The sporting world was shocked and saddened by Maria Sharapova's "big mistake." However on the other side of the coin this is not the first case in Russian sports, which has been overshadowed by doping scandals for decades. According to Russian media, Sharapova is not the only Russian sports star to have fallen foul of meldonium. The medicine, which was only added to the banned list earlier this year by the World Anti-Doping Agency (WADA), has caught out a number of other top Russian stars.
The state-run agency TASS reported that volleyball international Alexander Markin, speed skating world champion Pavel Kulizhnikov and short track Olympic champion Semen Yelistratov have also tested positive for meldonium. The news came a day after Sharapova confessed to having failed a dope test at the Australian Open in January. Also, Russian biathlete Eduard Latypov has been suspended from competition after testing positive for meldonium, the Russian Biathlon Union (RBU) said yesterday.
The former world number one said a change in WADA's banned drugs list for 2016 led to an inadvertent violation, for which she will be "provisionally suspended" by the International Tennis Federation.
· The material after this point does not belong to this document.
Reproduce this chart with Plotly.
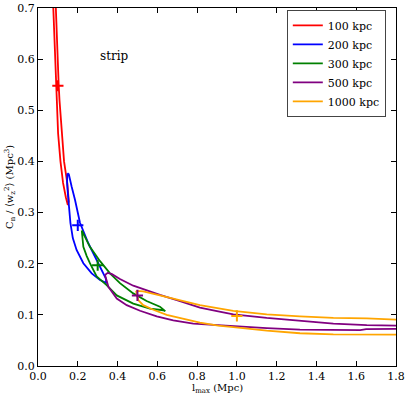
import plotly.graph_objects as go

# contour loops (l_max in Mpc, C_n/<w_z^2> in Mpc^3)
red_x = [0.071, 0.077, 0.085, 0.091, 0.094, 0.101, 0.113, 0.126, 0.140, 0.150,
         0.155, 0.147, 0.131, 0.119, 0.108, 0.104, 0.097, 0.090, 0.084, 0.071]
red_y = [0.76, 0.70, 0.62, 0.55, 0.52, 0.455, 0.40, 0.358, 0.33, 0.315,
         0.322, 0.358, 0.40, 0.455, 0.52, 0.55, 0.62, 0.70, 0.76, 0.76]

blue_x = [0.148, 0.146, 0.150, 0.156, 0.163, 0.175, 0.194, 0.228, 0.270, 0.312, 0.345,
          0.340, 0.328, 0.295, 0.253, 0.211, 0.203, 0.186, 0.169, 0.155, 0.148]
blue_y = [0.377, 0.360, 0.338, 0.310, 0.280, 0.250, 0.227, 0.201, 0.181, 0.168, 0.162,
          0.172, 0.181, 0.207, 0.240, 0.280, 0.295, 0.325, 0.351, 0.375, 0.377]

green_x = [0.220, 0.228, 0.245, 0.261, 0.295, 0.345, 0.396, 0.479, 0.563, 0.630, 0.640,
           0.613, 0.546, 0.479, 0.412, 0.362, 0.312, 0.261, 0.228, 0.220]
green_y = [0.265, 0.233, 0.215, 0.201, 0.175, 0.158, 0.138, 0.122, 0.112, 0.109, 0.107,
           0.116, 0.127, 0.142, 0.162, 0.181, 0.205, 0.233, 0.259, 0.265]

purple_x = [0.337, 0.350, 0.370, 0.412, 0.479, 0.546, 0.613, 0.714, 0.814, 0.906, 0.982,
            1.150, 1.317, 1.485, 1.653, 1.800, 1.900,
            1.900, 1.800, 1.650, 1.620, 1.485, 1.317, 1.150, 0.982, 0.881, 0.781,
            0.680, 0.597, 0.513, 0.446, 0.396, 0.354, 0.337]
purple_y = [0.178, 0.182, 0.180, 0.170, 0.157, 0.148, 0.139, 0.127, 0.114, 0.107, 0.101,
            0.094, 0.088, 0.083, 0.080, 0.079, 0.078,
            0.073, 0.073, 0.072, 0.070, 0.070, 0.071, 0.074, 0.078, 0.080, 0.083,
            0.089, 0.097, 0.108, 0.119, 0.132, 0.155, 0.178]

orange_x = [0.493, 0.529, 0.613, 0.714, 0.814, 0.982, 1.150, 1.317, 1.485, 1.653, 1.800, 1.900,
            1.900, 1.800, 1.653, 1.485, 1.317, 1.150, 0.982, 0.906, 0.814, 0.731,
            0.647, 0.580, 0.529, 0.504, 0.496, 0.493]
orange_y = [0.147, 0.146, 0.138, 0.129, 0.119, 0.108, 0.101, 0.097, 0.094, 0.093, 0.090, 0.089,
            0.061, 0.061, 0.061, 0.062, 0.064, 0.069, 0.076, 0.079, 0.085, 0.092,
            0.100, 0.110, 0.119, 0.129, 0.139, 0.147]

# true values (crosses)
mark_x = [0.1, 0.2, 0.3, 0.5, 1.0]
mark_y = [0.548, 0.275, 0.197, 0.138, 0.098]

labels = ['100 kpc', '200 kpc', '300 kpc', '500 kpc', '1000 kpc']
colors = ['red', 'blue', 'green', 'purple', 'orange']
loops = [(red_x, red_y), (blue_x, blue_y), (green_x, green_y),
         (purple_x, purple_y), (orange_x, orange_y)]

font = 'DejaVu Serif'

fig = go.Figure()
for (lx, ly), name, c in zip(loops, labels, colors):
    fig.add_trace(go.Scatter(x=lx, y=ly, mode='lines', name=name,
                             line=dict(color=c, width=1.8)))
for mx, my, c in zip(mark_x, mark_y, colors):
    fig.add_trace(go.Scatter(x=[mx], y=[my], mode='markers', showlegend=False,
                             marker=dict(symbol='cross-thin', size=8,
                                         line=dict(color=c, width=2))))

fig.add_annotation(text='strip', x=0.3, y=0.607, xref='x', yref='y',
                   xanchor='left', showarrow=False,
                   font=dict(family=font, size=12, color='black'))

# axis titles as annotations so the margins stay fixed
fig.add_annotation(text='l<sub>max</sub> (Mpc)', x=0.5, y=0, xref='paper', yref='paper',
                   yanchor='top', yshift=-14, showarrow=False,
                   font=dict(family=font, size=10, color='black'))
fig.add_annotation(text='C<sub>n</sub> / ⟨w<sub>z</sub><sup>2</sup>⟩ (Mpc<sup>3</sup>)',
                   x=0, y=0.5, xref='paper', yref='paper', textangle=-90,
                   xanchor='center', xshift=-28, showarrow=False,
                   font=dict(family=font, size=10, color='black'))

axis_common = dict(showgrid=False, zeroline=False, showline=True, linecolor='black',
                   linewidth=1, mirror='ticks', ticks='inside', ticklen=5,
                   tickcolor='black', automargin=False,
                   tickfont=dict(family=font, size=11, color='black'))

fig.update_xaxes(range=[0, 1.8], dtick=0.2, tickformat='.1f', **axis_common)
fig.update_yaxes(range=[0, 0.7], dtick=0.1, tickformat='.1f', **axis_common)

fig.update_layout(width=407, height=397,
                  margin=dict(l=38, r=11, t=8, b=31),
                  plot_bgcolor='white', paper_bgcolor='white',
                  legend=dict(x=0.695, y=0.995, xanchor='left', yanchor='top',
                              bgcolor='white', bordercolor='#444', borderwidth=1,
                              font=dict(family=font, size=11, color='black'),
                              tracegroupgap=0))

# drop the page's default body margin so the figure sits at the window corner
fig.write_html("out.html", config={'displayModeBar': False},
               post_script="document.body.style.margin='0';")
Previously, 2014 Olympic ice skating champion Ekaterina Bobrova returned a sample at the European championships in Bratislava containing Meldonium and earlier this year cyclist Eduard Varganov, of the Katusha team, also tested positive.
The multiple dope test failures led Dmitry Svishchev, head of the sports and physical culture committee of the lower house of the Russian parliament, the State Duma, to call an extraordinary meeting of the panel later this week.
"We need to study the facts and documents thoroughly," Svishchev told R-Sport agency.
"Then we will begin to work out a bill aimed at battling doping."
Meldonium - manufactured in Latvia - is used to treat heart trouble, including angina and heart failure. Also, it was used by the Soviet Union to help soldiers combat stress.
Tennis players have also expressed their shock at Maria Sharapova's "big mistake." Agnieszka Radwanska said she was "shocked, like everyone else" when Maria Sharapova revealed that she failed a drug test.
"It was a very sad day for tennis, that's for sure," Radwanska said at BNP Paribas Open at The Indian Wells Tennis Garden. Petra Kvitova and Simona Halep used much the same words while discussing Sharapova's positive test for the drug Meldonium.
Men's star Rafael Nadal termed it "terrible for the world of sport in general and for our sport especially."
Halep said she personally checks the WADA update each year and "always when I take something I turn to the people that are taking care of this, the anti-doping, and everything is sure. If you take something you have to check very carefully before."
Kvitova, a two-time Wimbledon champion, said: "I think it's something which we all should know, what we are taking and what we are putting into the body," and thinks Sharapova made "a huge mistake."
Sharapova's business empire is also in doping turmoil. U.S. sportswear giant Nike, German luxury car maker Porsche and Swiss watchmaker TAG Heuer all halted their relationship with the former world number one. The 28-year-old, whose rags-to-riches story was the stuff of Hollywood dreams, now risks a ban of up to four years, which could see her carefully constructed marketing empire collapse. The holder of five Grand Slams and 35 WTA titles, the Russian who arrived penniless with her family in the United States, is as much a businesswoman as a sportswoman.
Despite winning just two WTA titles in 2015 she was the highest paid sportswoman that year, earning $30 million mostly from advertising, according to American magazine Forbes. Her fortune is estimated at $200 million.
Maria Sharapova's lawyer is confident he can secure a lenient punishment for the Russian superstar who stunned international sport with her drug test failure confession.
Her lawyer John J. Haggerty believes Sharapova can plead a number of mitigating circumstances after admitting taking the substance since 2006 but then being unaware that it was placed on the banned list only in January this year.
"Maria and I are looking at all of her options," Haggerty told the Daily Telegraph. One option is for her legal team to claim a Therapeutic Use Exemption (TUE).
Meanwhile, some 490 athletes, including 13 medalists, may have taken meldonium at last year's European Games in Baku, according to research published in the British Journal of Sports Medicine. Meldonium was placed on the World Anti-Doping Agency's list of banned substances on January 1, with the research, carried out on behalf of the European Olympic Committees, contributing to the global watchdog's decision.